As soon as I poured the hot water into the mug, I could hear it was hot. Although I hadn’t been able to enunciate earlier what the difference might sound like, as soon as I heard it, I just knew. (And even now, as I’m writing this, I still don’t know how to put it into words!)

I didn’t even need to pour the cold water to compare them, but I did it anyway. And I could hear that it was cold. Without a doubt. Cold.

Never before in my life had I consciously compared the sounds of cold and hot water pouring, but somehow my brain had ‘absorbed’ that information over years of pouring things.

I knew something, without knowing that I knew it. More than that, I knew something that I was convinced I didn’t know.

Which begs the question: How much more do you know, without realizing it? Maybe you should trust yourself a little more?

And when you do decide to build on this strength, don’t let anyone pour cold water on your enthusiasm!

Simple Definition

The sound of hot water pouring: This experiment reminds us that there is a lot that we know, that we didn’t even realize we knew. Our subconscious experiences create a massive pool of knowledge that we can (and should) tap into.

Summarizing what it means

How many times have you made a conscious decision to do something (or think something), while at the same time your subconscious was screaming out to you that it’s a bad idea?

The truth is, we do know things that we don’t even realize that we know. What if we trusted ourselves to tap into that knowledge? What if we knew when we could believe our instincts? Wouldn’t that make us so much more powerful?

I’m not talking here about psychic abilities or mind-reading, nor am I referring to tapping into to some universal shared consciousness. Nope.

Instead, the concept of “The sound of hot water pouring” is about how we subconsciously build up knowledge, which we should be able to consciously tap into.

Firstly, we need to acknowledge that our subconscious does notice things that our conscious mind doesn’t. Secondly, when our subconscious is trying to flag something to us, we should listen. Thirdly, we should aim to be able to go about consciously digging around in our subconscious to find information. Fourthly, we should act on what we’re noticing.

There are some traps we might fall into, as we learn to trust ourselves more by tapping into this knowledge, which will also be discussed below.

Discussing what it means

Firstly, acknowledge that your subconscious notices things

I’ve done the “Sound of hot water pouring” experiment, and now I’m 100% sure that I’m picking up stuff all the time, albeit subconsciously.

You might already accept this, in which case this chapter is a great reminder.
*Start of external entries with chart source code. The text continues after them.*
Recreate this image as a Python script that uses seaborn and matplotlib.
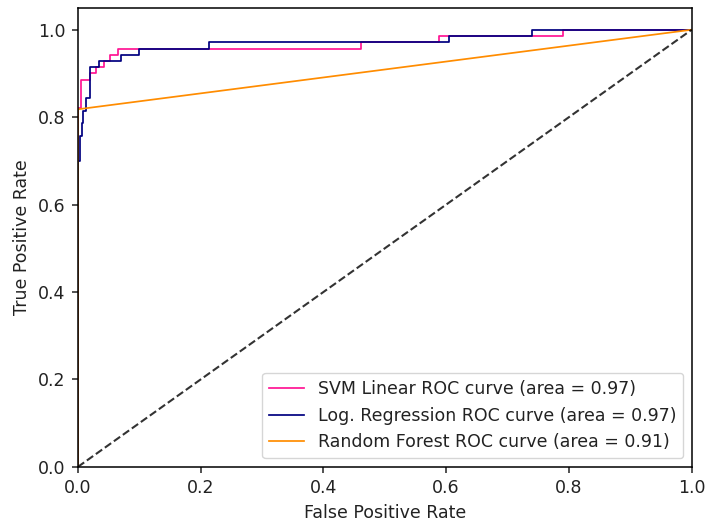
import numpy as np
import pandas as pd
import matplotlib
matplotlib.use('Agg')
import matplotlib.pyplot as plt
import seaborn as sns

# ROC curve points (step curves)
svm_fpr = [0.0, 0.0, 0.005, 0.005, 0.02, 0.02, 0.03, 0.03, 0.042, 0.042, 0.052, 0.052,
           0.066, 0.066, 0.462, 0.462, 0.589, 0.589, 0.79, 0.79, 1.0]
svm_tpr = [0.0, 0.82, 0.82, 0.886, 0.886, 0.9, 0.9, 0.914, 0.914, 0.929, 0.929, 0.943,
           0.943, 0.957, 0.957, 0.971, 0.971, 0.986, 0.986, 1.0, 1.0]

lr_fpr = [0.0, 0.0, 0.003, 0.003, 0.006, 0.006, 0.009, 0.009, 0.013, 0.013, 0.019, 0.019,
          0.035, 0.035, 0.07, 0.07, 0.1, 0.1, 0.214, 0.214, 0.604, 0.604, 0.739, 0.739, 1.0]
lr_tpr = [0.0, 0.70, 0.70, 0.757, 0.757, 0.786, 0.786, 0.814, 0.814, 0.843, 0.843, 0.914,
          0.914, 0.929, 0.929, 0.943, 0.943, 0.957, 0.957, 0.971, 0.971, 0.986, 0.986, 1.0, 1.0]

rf_fpr = [0.0, 0.0, 1.0]
rf_tpr = [0.0, 0.818, 1.0]

labels = ['SVM Linear ROC curve (area = 0.97)',
          'Log. Regression ROC curve (area = 0.97)',
          'Random Forest ROC curve (area = 0.91)']
colors = ['deeppink', 'navy', 'darkorange']

# the reference looks like a default figure scaled up ~1.25x
plt.rcParams.update({
    'font.size': 12.5,
    'axes.linewidth': 1.1,
    'xtick.major.size': 4.4,
    'ytick.major.size': 4.4,
    'xtick.major.width': 1.1,
    'ytick.major.width': 1.1,
    'xtick.major.pad': 4.4,
    'ytick.major.pad': 4.4,
    'axes.labelpad': 5,
    'text.color': '#222222',
    'axes.labelcolor': '#222222',
    'xtick.color': '#222222',
    'ytick.color': '#222222',
})

fig = plt.figure(figsize=(7.08, 5.24), dpi=100)
ax = fig.add_axes([0.110, 0.109, 0.867, 0.876])

curves = [(svm_fpr, svm_tpr), (lr_fpr, lr_tpr), (rf_fpr, rf_tpr)]
for (fpr, tpr), lab, col in zip(curves, labels, colors):
    d = pd.DataFrame({'fpr': fpr, 'tpr': tpr})
    sns.lineplot(data=d, x='fpr', y='tpr', estimator=None, sort=False,
                 color=col, lw=1.25, label=lab, ax=ax)

# diagonal reference
ax.plot([0, 1], [0, 1], color='k', linestyle='--', lw=1.5, alpha=0.8)

ax.set_xlim(0.0, 1.0)
ax.set_ylim(0.0, 1.05)
ax.set_xlabel('False Positive Rate')
ax.set_ylabel('True Positive Rate')
ax.legend(loc='lower right', fontsize=12.5)

plt.savefig('out.png', dpi=100)
plt.close()
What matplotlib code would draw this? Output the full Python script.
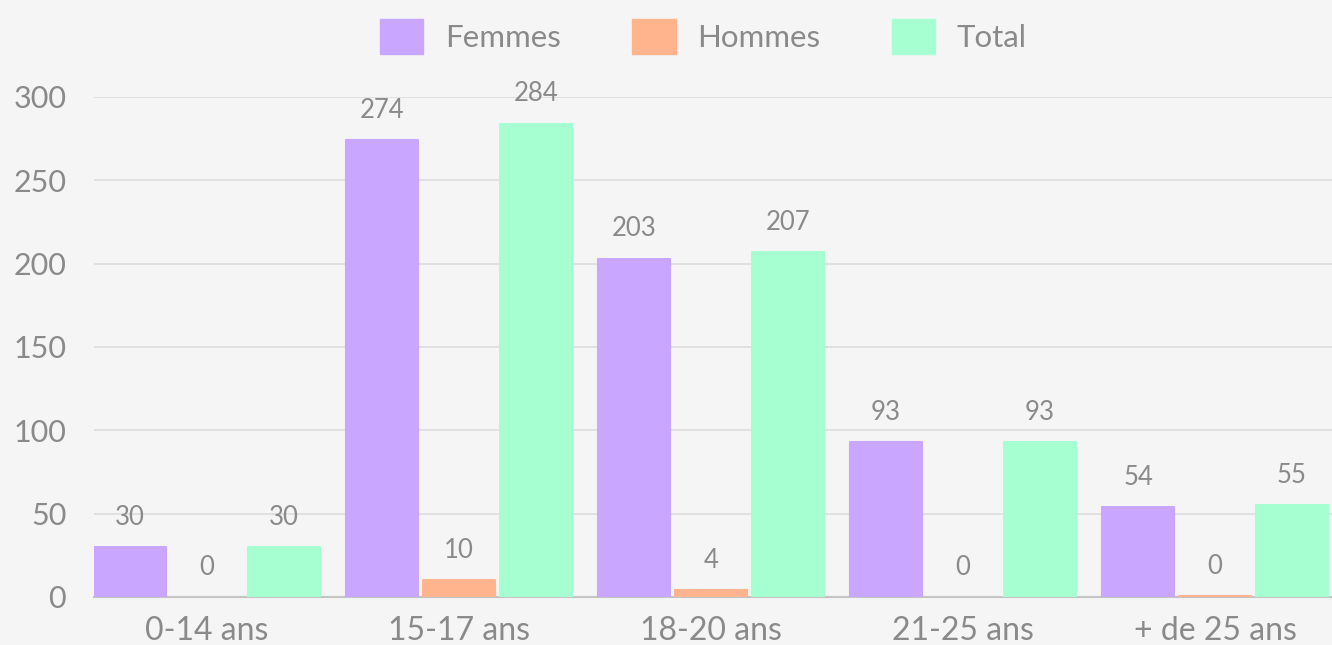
import matplotlib
matplotlib.use("Agg")
import matplotlib.pyplot as plt
import numpy as np
from matplotlib.patches import Patch

categories = ["0-14 ans", "15-17 ans", "18-20 ans", "21-25 ans", "+ de 25 ans"]
femmes = [30, 274, 203, 93, 54]
hommes = [0, 10, 4, 0, 0.5]
total = [30, 284, 207, 93, 55]
series_names = ["Femmes", "Hommes", "Total"]
colors = ["#c9a6ff", "#ffb48e", "#a6ffd0"]
yticks = [0, 50, 100, 150, 200, 250, 300]

plt.rcParams['font.family'] = ['Lato', 'DejaVu Sans']
txt = "#8a8a8a"
bg = "#f5f5f5"

fig = plt.figure(figsize=(13.32, 6.45), dpi=100, facecolor=bg)
ax = fig.add_axes([94/1332, 48/645, 1 - 94/1332, 500/645])
ax.set_facecolor(bg)

x = np.arange(len(categories))
w = 0.283
step = 0.3056
for k, (vals, c) in enumerate(zip([femmes, hommes, total], colors)):
    bars = ax.bar(x + (k - 1) * step, vals, width=w, color=c, edgecolor=c,
                  linewidth=1.5, zorder=3)
    for b, v in zip(bars, vals):
        b.set_joinstyle('round')
        if v == 0:
            b.set_linewidth(0)
    for xi, v in zip(x + (k - 1) * step, vals):
        ax.annotate(f"{int(v)}", (xi, v), xytext=(0, 21.5), textcoords="offset points",
                    ha="center", va="center", fontsize=18.5, color=txt, zorder=4,
                    annotation_clip=False)

ax.set_xlim(-0.448, 4.464)
ax.set_ylim(0, 300)
ax.set_yticks(yticks)
ax.set_yticklabels([str(t) for t in yticks])
ax.set_xticks(x)
ax.set_xticklabels(categories)
ax.tick_params(axis='y', length=0, pad=20, labelsize=22, labelcolor=txt)
ax.tick_params(axis='x', length=0, pad=14, labelsize=23, labelcolor=txt)
ax.grid(axis='y', color="#dedede", linewidth=1.3, zorder=0)
ax.set_axisbelow(True)
for s in ["top", "right", "left"]:
    ax.spines[s].set_visible(False)
ax.spines["bottom"].set_color("#c4c4c4")
ax.spines["bottom"].set_linewidth(1.5)
ax.spines["bottom"].set_zorder(2)

handles = [Patch(facecolor=c, edgecolor=c, label=n) for n, c in zip(series_names, colors)]
fig.legend(handles=handles, loc="center", bbox_to_anchor=(0.528, 0.943), ncol=3,
           frameon=False, fontsize=22.5, labelcolor=txt, handlelength=1.38,
           handleheight=1.33, handletextpad=0.68, columnspacing=2.3)

fig.savefig("out.png", dpi=100, facecolor=bg)
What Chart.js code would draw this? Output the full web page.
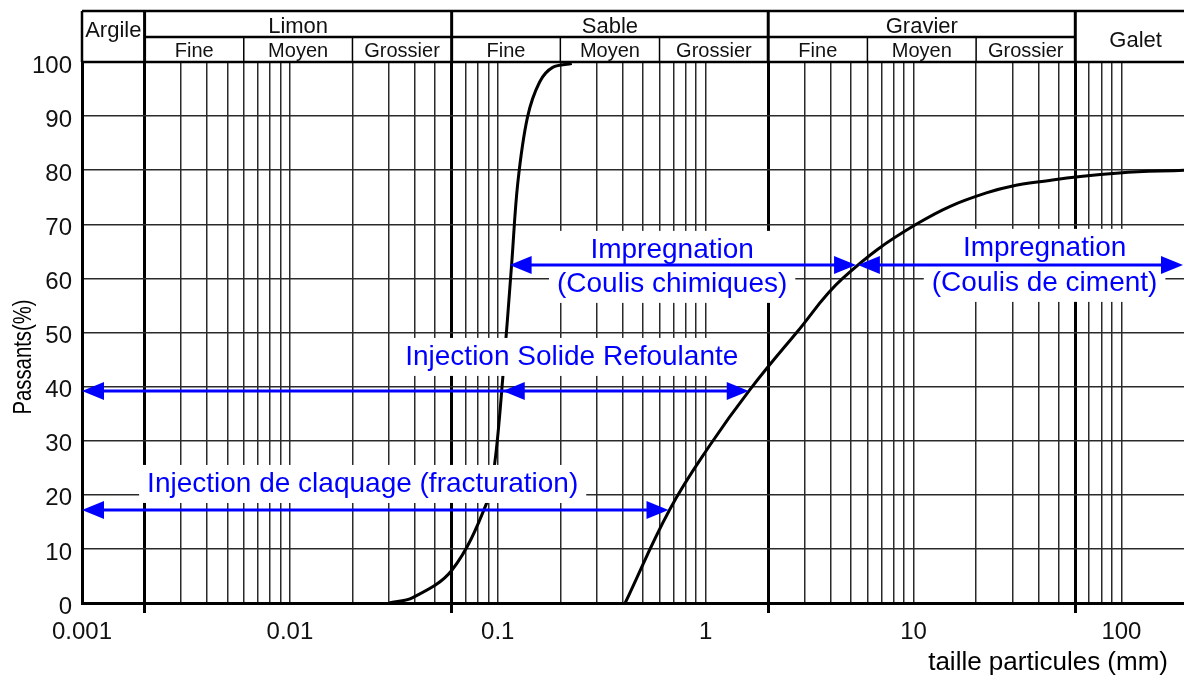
<!DOCTYPE html>
<html>
<head>
<meta charset="utf-8">
<script src="https://cdn.jsdelivr.net/npm/chart.js@4/dist/chart.umd.min.js"></script>
<style>
html,body{margin:0;padding:0;background:#fff;}
#wrap{width:1184px;height:677px;}
</style>
</head>
<body>
<div id="wrap"><canvas id="c" width="1184" height="677"></canvas></div>
<script>
// courbe 1 (sable fin)
const sableX = [0.030, 0.039, 0.06, 0.0885, 0.0968, 0.1057, 0.1167, 0.1248, 0.139, 0.159, 0.1837, 0.227];
const sableY = [0, 1, 6, 18.5, 26, 41.6, 62.8, 77.6, 89.8, 96.3, 99, 99.7];
// courbe 2 (grave)
const graveX = [0.41, 0.67, 1.05, 1.63, 2.74, 4.56, 10.3, 22.4, 46.6, 97.7, 200];
const graveY = [0, 17.2, 29.2, 39.4, 50, 60, 70, 75.8, 78.2, 79.5, 80];

// axe x (mm)
const xLabels = [0.001, 0.01, 0.1, 1, 10, 100];
const xGrid = [0.001,0.002,0.003,0.004,0.005,0.006,0.007,0.008,0.009,0.01,
  0.02,0.03,0.04,0.05,0.06,0.07,0.08,0.09,0.1,
  0.2,0.3,0.4,0.5,0.6,0.7,0.8,0.9,1,
  2,3,4,5,6,7,8,9,10,
  20,30,40,50,60,70,80,90,100];

// classes granulometriques
const classNames = ['Argile', 'Limon', 'Sable', 'Gravier', 'Galet'];
const classLimits = [0.001, 0.002, 0.06, 2, 60, 200];
const subNames = ['Fine', 'Moyen', 'Grossier'];
const subLimits = [0.006, 0.02, 0.2, 0.6, 6, 20];

// domaines d'injection
const zoneText = [['Impregnation', '(Coulis chimiques)'], ['Impregnation', '(Coulis de ciment)'], ['Injection Solide Refoulante'], ['Injection de claquage (fracturation)']];
const zoneFrom = [0.114, 5.4, 0.001, 0.001];
const zoneTo = [5.35, 200, 1.63, 0.67];
const zoneLevel = [62.5, 62.5, 39.2, 17.2];
const zoneMidHead = [null, null, 0.1057, null];
const zoneCenter = [0.69, 42.7, 0.227, 0.0224];

const FONT = "'Liberation Sans', Arial, sans-serif";
const BLUE = 'rgb(0,0,255)';

function line(ctx, x1, y1, x2, y2) {
  ctx.beginPath(); ctx.moveTo(x1, y1); ctx.lineTo(x2, y2); ctx.stroke();
}
function head(ctx, tip, yy, dir) {
  ctx.beginPath();
  ctx.moveTo(tip, yy);
  ctx.lineTo(tip - dir * 22, yy - 9);
  ctx.lineTo(tip - dir * 22, yy + 9);
  ctx.closePath();
  ctx.fill();
}

const decor = {
  id: 'decor',
  beforeDraw(chart) {
    const ctx = chart.ctx;
    ctx.save();
    ctx.fillStyle = '#fff';
    ctx.fillRect(0, 0, chart.width, chart.height);
    ctx.restore();
  },
  afterDatasetsDraw(chart) {
    const {ctx, scales: {x, y}} = chart;
    const dy = [[-7, 27], [-9, 26], [-26], [-18]];   // lignes de texte / fleche
    ctx.save();
    ctx.font = '28px ' + FONT;
    ctx.textAlign = 'center';
    ctx.textBaseline = 'alphabetic';
    // fonds blancs sous les textes
    zoneText.forEach((lines, i) => {
      const yy = y.getPixelForValue(zoneLevel[i]);
      const cx = x.getPixelForValue(zoneCenter[i]);
      const w = Math.max(...lines.map(t => ctx.measureText(t).width));
      const top = yy + dy[i][0] - 21 - 6;
      const bot = yy + dy[i][dy[i].length - 1] + 6 + 5;
      ctx.fillStyle = '#fff';
      ctx.fillRect(cx - w / 2 - 8, top, w + 16, bot - top);
    });
    // textes + fleches
    ctx.fillStyle = BLUE;
    ctx.strokeStyle = BLUE;
    ctx.lineWidth = 3;
    zoneText.forEach((lines, i) => {
      const yy = y.getPixelForValue(zoneLevel[i]);
      const cx = x.getPixelForValue(zoneCenter[i]);
      lines.forEach((t, k) => ctx.fillText(t, cx, yy + dy[i][k]));
      const x1 = x.getPixelForValue(zoneFrom[i]);
      const x2 = x.getPixelForValue(zoneTo[i]) - 1;
      line(ctx, x1 + 10, yy, x2 - 10, yy);
      head(ctx, x1, yy, -1);
      head(ctx, x2, yy, 1);
      if (zoneMidHead[i] !== null) head(ctx, x.getPixelForValue(zoneMidHead[i]), yy, -1);
    });
    ctx.restore();
  },
  afterDraw(chart) {
    const {ctx, chartArea: a, scales: {x}} = chart;
    const hx = v => x.getPixelForValue(v);
    const top = a.top - 51, mid = a.top - 25;
    ctx.save();
    ctx.strokeStyle = '#000';
    ctx.lineWidth = 2.5;
    line(ctx, a.left, top, a.right, top);
    line(ctx, hx(classLimits[1]), mid, hx(classLimits[4]), mid);
    line(ctx, a.left, a.top, a.right, a.top);
    line(ctx, a.left, top, a.left, a.top);
    ctx.lineWidth = 3;
    for (let i = 1; i < classLimits.length - 1; i++) line(ctx, hx(classLimits[i]), top, hx(classLimits[i]), a.top);
    ctx.lineWidth = 1.5;
    subLimits.forEach(v => line(ctx, hx(v), mid, hx(v), a.top));

    ctx.fillStyle = '#111';
    ctx.textAlign = 'center';
    ctx.textBaseline = 'alphabetic';
    ctx.font = '22px ' + FONT;
    classNames.forEach((n, i) => {
      let cx = (hx(classLimits[i]) + hx(classLimits[i + 1])) / 2;
      let by = top + 22;
      if (i === 0) by = top + 26;
      if (i === classNames.length - 1) { by = top + 36; cx += 6; }
      ctx.fillText(n, cx, by);
    });
    ctx.font = '20px ' + FONT;
    for (let c = 1; c <= 3; c++) {
      const lims = [classLimits[c], subLimits[(c - 1) * 2], subLimits[(c - 1) * 2 + 1], classLimits[c + 1]];
      subNames.forEach((n, k) => {
        ctx.fillText(n, (hx(lims[k]) + hx(lims[k + 1])) / 2, a.top - 5);
      });
    }

    // titres des axes
    ctx.fillStyle = '#000';
    ctx.font = '26px ' + FONT;
    ctx.textAlign = 'right';
    ctx.fillText('taille particules (mm)', 1168, 670);
    ctx.save();
    ctx.translate(31, 357);
    ctx.rotate(-Math.PI / 2);
    ctx.scale(0.78, 1);
    ctx.textAlign = 'center';
    ctx.font = '26px ' + FONT;
    ctx.fillText('Passants(%)', 0, 0);
    ctx.restore();
    ctx.restore();
  }
};

const thick = v => v === classLimits[1] || v === classLimits[2] || v === classLimits[3] || v === classLimits[4];

new Chart(document.getElementById('c'), {
  type: 'line',
  data: {
    datasets: [
      {data: sableX.map((v, i) => ({x: v, y: sableY[i]})), borderColor: '#000', borderWidth: 3, pointRadius: 0, tension: 0.35, fill: false},
      {data: graveX.map((v, i) => ({x: v, y: graveY[i]})), borderColor: '#000', borderWidth: 3, pointRadius: 0, tension: 0.4, fill: false}
    ]
  },
  options: {
    responsive: false,
    animation: false,
    events: [],
    layout: {padding: {top: 62, left: 0, right: 0, bottom: 0}},
    plugins: {legend: {display: false}, tooltip: {enabled: false}},
    scales: {
      x: {
        type: 'logarithmic',
        min: 0.001,
        max: 200,
        afterBuildTicks: s => { s.ticks = xGrid.map(v => ({value: v})); },
        afterFit: s => { s.height = 74; },
        ticks: {
          autoSkip: false, maxRotation: 0, padding: 5, color: '#111',
          font: {family: FONT, size: 24},
          callback: v => xLabels.includes(v) ? String(v) : ''
        },
        grid: {
          color: c => (c.tick && c.tick.value === 0.001) ? 'rgba(0,0,0,0)' : (thick(c.tick && c.tick.value) ? '#000' : '#2a2a2a'),
          lineWidth: c => thick(c.tick && c.tick.value) ? 3 : 1.5,
          tickLength: 10,
          tickColor: c => thick(c.tick && c.tick.value) ? '#000' : 'rgba(0,0,0,0)',
          tickWidth: 3
        },
        border: {color: '#000', width: 3}
      },
      y: {
        min: 0,
        max: 100,
        afterFit: s => { s.width = 82; },
        ticks: {stepSize: 10, padding: 10, labelOffset: 4, color: '#111', font: {family: FONT, size: 24}},
        grid: {color: '#2a2a2a', lineWidth: 1.5, drawTicks: false},
        border: {color: '#000', width: 3}
      }
    }
  },
  plugins: [decor]
});
</script>
</body>
</html>
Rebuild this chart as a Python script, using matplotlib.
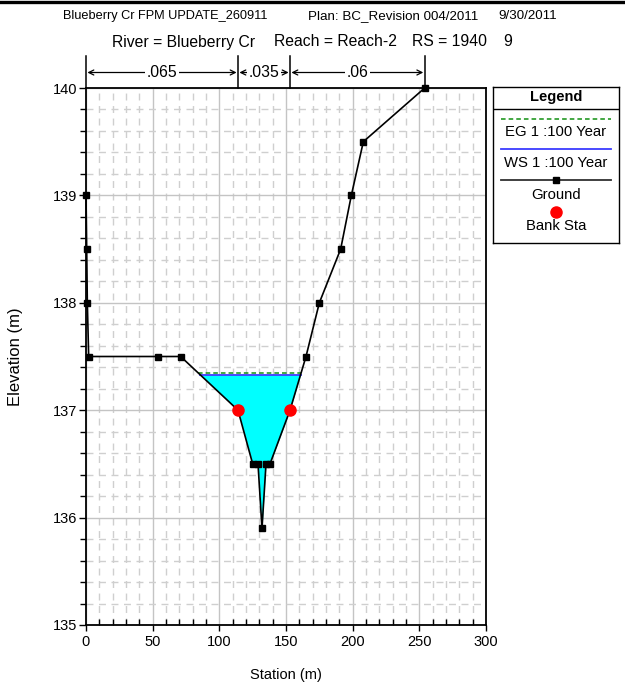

Or you might not have realized it before, but now – either through my experience (or yours, if you quickly go boil the kettle) – it’s enough for you to finally accept that it’s true.

So we take this as “easy-to-prove”, and move to the next step.

Secondly, listen to your subconscious (you know more than you realize)

Have you ever been typing, had a niggling feeling when you finish a paragraph, and then when you looked closely you saw one or two typos in your text? You didn’t know there was a typo, but your subconscious seemed to know. You could have just kept typing until the feeling disappeared, but instead, you stopped and checked. This isn’t life-changing, but it’s a reminder to keep your mind open.

Or perhaps there was a time when you (or someone you know) felt … wrong … inside your body. It wasn’t particularly painful or bothersome, and it was a feeling you could have ignored. But instead you went to the doctor only to discover that there really was something that needed attention, which you’d caught early.

Or more commonly, you might have entered into a relationship which failed miserably. When you look back, there were so many orange and red flags, that you should have known it wouldn’t work out, but you ignored them. And as it turned out, that was the wrong thing to do.

Our feelings aren’t always right, but unless you’re trying to notice, you’re going to miss a lot.

Each time something swims into your conscious awareness, take a moment to flag it as “The sound of hot water pouring”. This way you know immediately what you’re dealing with, and you can start to process your thoughts more carefully.

WARNING: Hashtagging reduces overwhelm!  (When your mind uses labels, it has an effective way of classifying thoughts and feelings. When you know what you’re dealing with, life is simpler and clearer.)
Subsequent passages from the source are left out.